**Problem requirements**
Locate the word "matplotlib" in the entries below, then gather every line that holds it.

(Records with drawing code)

============================================================

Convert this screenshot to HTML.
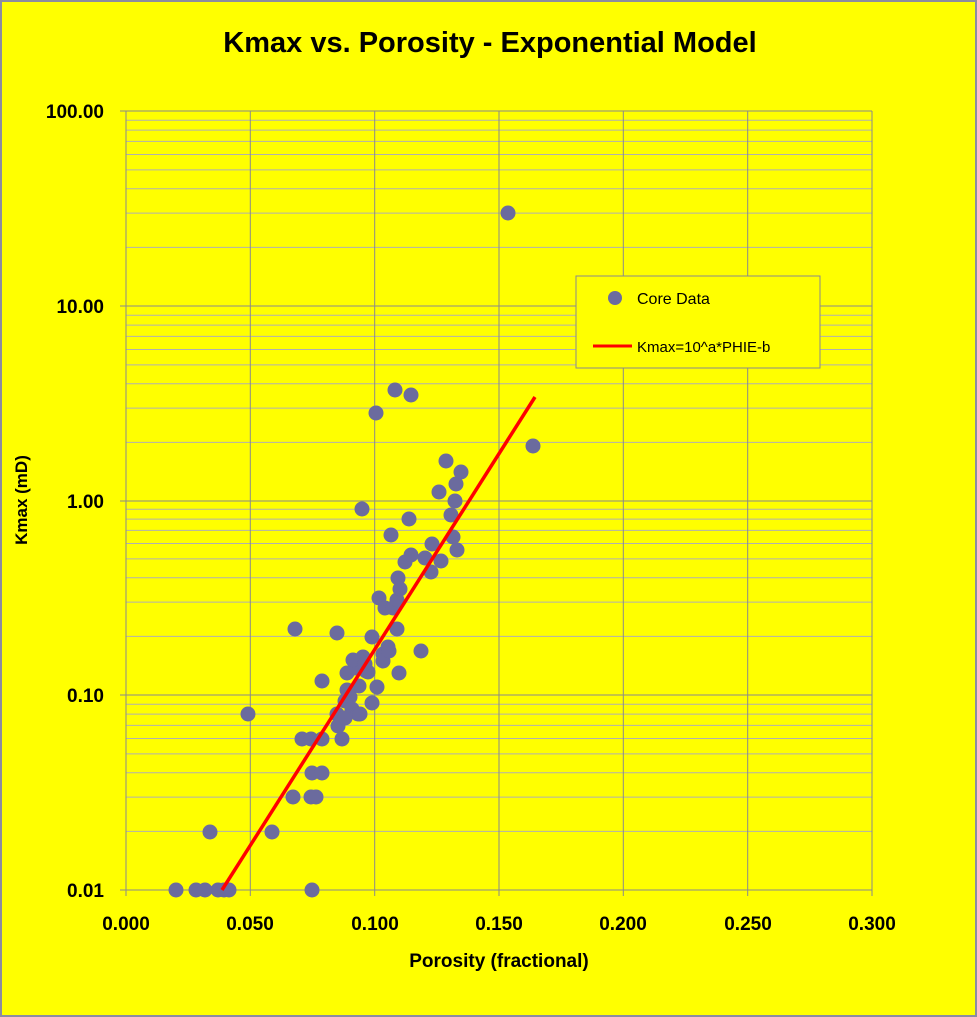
<!DOCTYPE html>
<html><head><meta charset="utf-8"><style>
body{margin:0;background:#fff}
svg{display:block;font-family:"Liberation Sans",sans-serif}
</style></head><body>
<svg width="977" height="1017" viewBox="0 0 977 1017" xmlns="http://www.w3.org/2000/svg">
<rect x="1" y="1" width="975" height="1015" fill="#ffff00" stroke="#8c8ca0" stroke-width="2"/>
<text x="490" y="52" text-anchor="middle" font-size="29" font-weight="bold">Kmax vs. Porosity - Exponential Model</text>
<path fill="none" stroke="#b0b0b0" stroke-width="1" d="M126 247.4H872M126 213.1H872M126 188.8H872M126 169.9H872M126 154.5H872M126 141.4H872M126 130.1H872M126 120.2H872
M126 442.4H872M126 408.1H872M126 383.8H872M126 364.9H872M126 349.5H872M126 336.4H872M126 325.1H872M126 315.2H872
M126 636.4H872M126 602.1H872M126 577.8H872M126 558.9H872M126 543.5H872M126 530.4H872M126 519.1H872M126 509.2H872
M126 831.4H872M126 797.1H872M126 772.8H872M126 753.9H872M126 738.5H872M126 725.4H872M126 714.1H872M126 704.2H872"/>
<path fill="none" stroke="#8a8a8a" stroke-width="1" d="M120 111H872M120 306H872M120 501H872M120 695H872M120 890H872
M126 111V896M250.3 111V896M374.7 111V896M499 111V896M623.3 111V896M747.7 111V896M872 111V896"/>
<g font-size="19" font-weight="bold" text-anchor="end">
<text x="104" y="118">100.00</text><text x="104" y="313">10.00</text><text x="104" y="508">1.00</text><text x="104" y="702">0.10</text><text x="104" y="897">0.01</text>
</g>
<g font-size="19" font-weight="bold" text-anchor="middle">
<text x="126" y="930">0.000</text><text x="250" y="930">0.050</text><text x="375" y="930">0.100</text><text x="499" y="930">0.150</text><text x="623" y="930">0.200</text><text x="748" y="930">0.250</text><text x="872" y="930">0.300</text>
</g>
<text x="499" y="967" text-anchor="middle" font-size="19" font-weight="bold">Porosity (fractional)</text>
<text transform="translate(27,500) rotate(-90)" text-anchor="middle" font-size="17" font-weight="bold">Kmax (mD)</text>
<g fill="#6b6b9e">
<circle cx="176" cy="890" r="7.5"/><circle cx="196" cy="890" r="7.5"/><circle cx="205" cy="890" r="7.5"/><circle cx="218" cy="890" r="7.5"/><circle cx="224" cy="890" r="7.5"/><circle cx="229" cy="890" r="7.5"/><circle cx="312" cy="890" r="7.5"/><circle cx="210" cy="832" r="7.5"/><circle cx="248" cy="714" r="7.5"/><circle cx="272" cy="832" r="7.5"/><circle cx="293" cy="797" r="7.5"/><circle cx="295" cy="629" r="7.5"/><circle cx="302" cy="739" r="7.5"/><circle cx="311" cy="739" r="7.5"/><circle cx="311" cy="797" r="7.5"/><circle cx="316" cy="797" r="7.5"/><circle cx="312" cy="773" r="7.5"/><circle cx="322" cy="773" r="7.5"/><circle cx="322" cy="739" r="7.5"/><circle cx="322" cy="681" r="7.5"/><circle cx="337" cy="633" r="7.5"/><circle cx="337" cy="714" r="7.5"/><circle cx="338" cy="726" r="7.5"/><circle cx="342" cy="739" r="7.5"/><circle cx="345" cy="701" r="7.5"/><circle cx="347" cy="673" r="7.5"/><circle cx="350" cy="697" r="7.5"/><circle cx="352" cy="709" r="7.5"/><circle cx="355" cy="668" r="7.5"/><circle cx="358" cy="714" r="7.5"/><circle cx="359" cy="686" r="7.5"/><circle cx="360" cy="714" r="7.5"/><circle cx="362" cy="509" r="7.5"/><circle cx="363" cy="657" r="7.5"/><circle cx="366" cy="671" r="7.5"/><circle cx="368" cy="672" r="7.5"/><circle cx="372" cy="703" r="7.5"/><circle cx="372" cy="637" r="7.5"/><circle cx="376" cy="413" r="7.5"/><circle cx="377" cy="687" r="7.5"/><circle cx="379" cy="598" r="7.5"/><circle cx="383" cy="654" r="7.5"/><circle cx="383" cy="661" r="7.5"/><circle cx="385" cy="608" r="7.5"/><circle cx="388" cy="647" r="7.5"/><circle cx="389" cy="651" r="7.5"/><circle cx="391" cy="535" r="7.5"/><circle cx="393" cy="608" r="7.5"/><circle cx="395" cy="390" r="7.5"/><circle cx="397" cy="600" r="7.5"/><circle cx="397" cy="629" r="7.5"/><circle cx="399" cy="673" r="7.5"/><circle cx="398" cy="578" r="7.5"/><circle cx="400" cy="589" r="7.5"/><circle cx="405" cy="562" r="7.5"/><circle cx="409" cy="519" r="7.5"/><circle cx="411" cy="395" r="7.5"/><circle cx="411" cy="555" r="7.5"/><circle cx="421" cy="651" r="7.5"/><circle cx="425" cy="558" r="7.5"/><circle cx="431" cy="572" r="7.5"/><circle cx="432" cy="544" r="7.5"/><circle cx="439" cy="492" r="7.5"/><circle cx="441" cy="561" r="7.5"/><circle cx="446" cy="461" r="7.5"/><circle cx="451" cy="515" r="7.5"/><circle cx="453" cy="537" r="7.5"/><circle cx="455" cy="501" r="7.5"/><circle cx="456" cy="484" r="7.5"/><circle cx="457" cy="550" r="7.5"/><circle cx="461" cy="472" r="7.5"/><circle cx="508" cy="213" r="7.5"/><circle cx="533" cy="446" r="7.5"/><circle cx="353" cy="660" r="7.5"/><circle cx="347" cy="690" r="7.5"/><circle cx="365" cy="664" r="7.5"/><circle cx="345" cy="718" r="7.5"/>
</g>
<line x1="222" y1="890" x2="535" y2="397" stroke="#ff0000" stroke-width="3.5"/>
<rect x="576" y="276" width="244" height="92" fill="#ffff00" stroke="#8a8a8a"/>
<circle cx="615" cy="298" r="7" fill="#6b6b9e"/>
<text x="637" y="304" font-size="16">Core Data</text>
<line x1="593" y1="346" x2="632" y2="346" stroke="#ff0000" stroke-width="3"/>
<text x="637" y="352" font-size="15">Kmax=10^a*PHIE-b</text>
</svg>
</body></html>
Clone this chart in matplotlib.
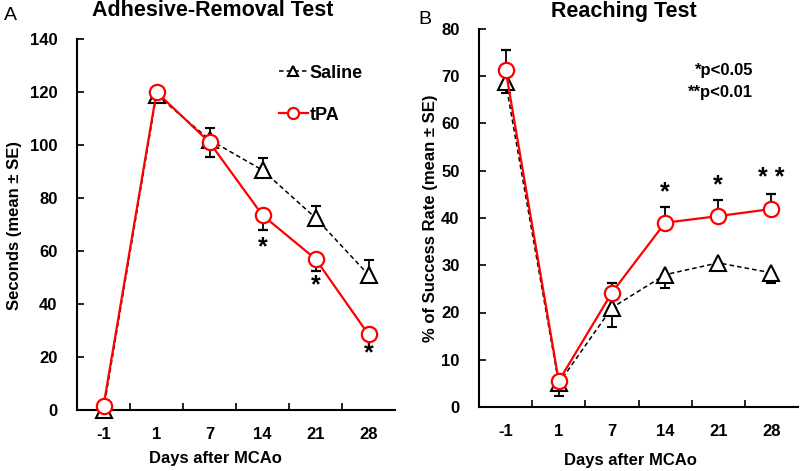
import matplotlib

matplotlib.use("Agg")

import matplotlib.pyplot as plt
from matplotlib.lines import Line2D
import numpy as np

plt.rcParams["font.family"] = ["Liberation Sans", "DejaVu Sans"]
plt.rcParams["font.weight"] = "bold"

days = ["-1", "1", "7", "14", "21", "28"]

# Panel A: adhesive-removal test (seconds)
adh_saline = [0, 119, 102, 90.5, 72.5, 51]
adh_saline_se = [0, 0, 4.5, 4.5, 4.5, 5.5]
adh_tpa = [1.5, 120, 101, 73.5, 57, 28.5]
adh_tpa_se = [0, 0, 5.5, 5.5, 4.5, 1.5]
adh_stars = ["", "", "", "*", "*", "*"]
adh_star_y = [0, 0, 0, 61.5, 47, 21.5]

# Panel B: reaching test (% success)
rch_saline = [68.8, 5.0, 21, 28, 30.5, 28.4]
rch_saline_se = [2.4, 2.7, 4, 2.8, 1.0, 2.2]
rch_tpa = [71.4, 5.5, 24.2, 39, 40.4, 41.9]
rch_tpa_se = [4.1, 0, 2.0, 3.3, 3.4, 3.1]
rch_stars = ["", "", "", "*", "*", "**"]
rch_star_y = [0, 0, 0, 45.5, 47, 48.5]

W, H = 800, 471
fig = plt.figure(figsize=(W / 100, H / 100), dpi=100)
fig.patch.set_facecolor("white")

SAL_STYLE = dict(color="black", ls=(0, (3, 2)), lw=1.1, marker="^",
                 mfc="white", mec="black", mew=1.5)
TPA_STYLE = dict(color="#ff0000", lw=1.6, marker="o",
                 mfc="white", mec="#ff0000", mew=1.6)


def px(x, y):
    return x / W, 1 - y / H


def draw_panel(rect, saline, saline_se, tpa, tpa_se, tpa_down, ymax, ystep):
    ax = fig.add_axes(rect)
    x = np.arange(len(days)) + 0.5
    zeros = np.zeros(len(days))
    sal_err = [zeros, saline_se] if tpa_down else [saline_se, zeros]
    tpa_err = [tpa_se, zeros] if tpa_down else [zeros, tpa_se]
    ax.errorbar(x, saline, yerr=sal_err, ms=11, **SAL_STYLE,
                ecolor="black", elinewidth=1.3, capsize=3.5, capthick=1.3,
                clip_on=False, zorder=3)
    ax.errorbar(x, tpa, yerr=tpa_err, ms=11, **TPA_STYLE,
                ecolor="black", elinewidth=1.3, capsize=3.5, capthick=1.3,
                clip_on=False, zorder=4)
    ax.set_xlim(0, len(days))
    ax.set_ylim(0, ymax)
    ax.set_xticks(np.arange(1, len(days)))
    ax.set_xticklabels([])
    ax.set_xticks(x, minor=True)
    ax.set_xticklabels(days, minor=True)
    ax.tick_params(axis="x", which="minor", length=0, pad=12, labelsize=12)
    ax.tick_params(axis="x", which="major", direction="in", length=5, width=1.2)
    ax.set_yticks(np.arange(0, ymax + 1, ystep))
    ax.tick_params(axis="y", direction="in", length=5, width=1.2, labelsize=12, pad=14)
    for s in ["top", "right"]:
        ax.spines[s].set_visible(False)
    for s in ["left", "bottom"]:
        ax.spines[s].set_linewidth(1.5)
    return ax, x


# Panel A
axA, xA = draw_panel([77 / W, 1 - 410 / H, 318 / W, 371 / H],
                     adh_saline, adh_saline_se, adh_tpa, adh_tpa_se, True, 140, 20)
for xi, s, yy in zip(xA, adh_stars, adh_star_y):
    if s:
        axA.text(xi, yy, s, ha="center", va="center", fontsize=18)
handles = [Line2D([], [], ms=7, **SAL_STYLE), Line2D([], [], ms=8, **TPA_STYLE)]
axA.legend(handles, ["Saline", "tPA"], loc="upper right", bbox_to_anchor=(0.95, 0.975),
           frameon=False, fontsize=13, handlelength=1.6, handletextpad=0.1,
           labelspacing=1.4)

# Panel B
axB, xB = draw_panel([479 / W, 1 - 407 / H, 319 / W, 378 / H],
                     rch_saline, rch_saline_se, rch_tpa, rch_tpa_se, False, 80, 10)
for xi, s, yy in zip(xB, rch_stars, rch_star_y):
    if s:
        axB.text(xi, yy, " ".join(s), ha="center", va="center", fontsize=18)

# Text
fig.text(*px(213, 10), "Adhesive-Removal Test", ha="center", va="center", fontsize=15.5)
fig.text(*px(624, 12), "Reaching Test", ha="center", va="center", fontsize=15.5)
fig.text(*px(10, 15), "A", ha="center", va="center", fontsize=14, fontweight="normal")
fig.text(*px(425, 20), "B", ha="center", va="center", fontsize=14, fontweight="normal")
fig.text(*px(215, 458), "Days after MCAo", ha="center", va="center", fontsize=12)
fig.text(*px(630, 460), "Days after MCAo", ha="center", va="center", fontsize=12)
fig.text(*px(15, 226), "Seconds (mean \u00b1 SE)", ha="center", va="center",
         rotation=90, fontsize=12)
fig.text(*px(430, 218), "% of Success Rate (mean \u00b1 SE)", ha="center", va="center",
         rotation=90, fontsize=12)
fig.text(*px(753, 71), "*p<0.05", ha="right", va="center", fontsize=12)
fig.text(*px(753, 93), "**p<0.01", ha="right", va="center", fontsize=12)

fig.savefig("out.png", dpi=100, facecolor="white")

============================================================

**Response to this exercise**
Clone this chart in matplotlib.
import matplotlib
matplotlib.use("Agg")
import matplotlib.pyplot as plt
from matplotlib.lines import Line2D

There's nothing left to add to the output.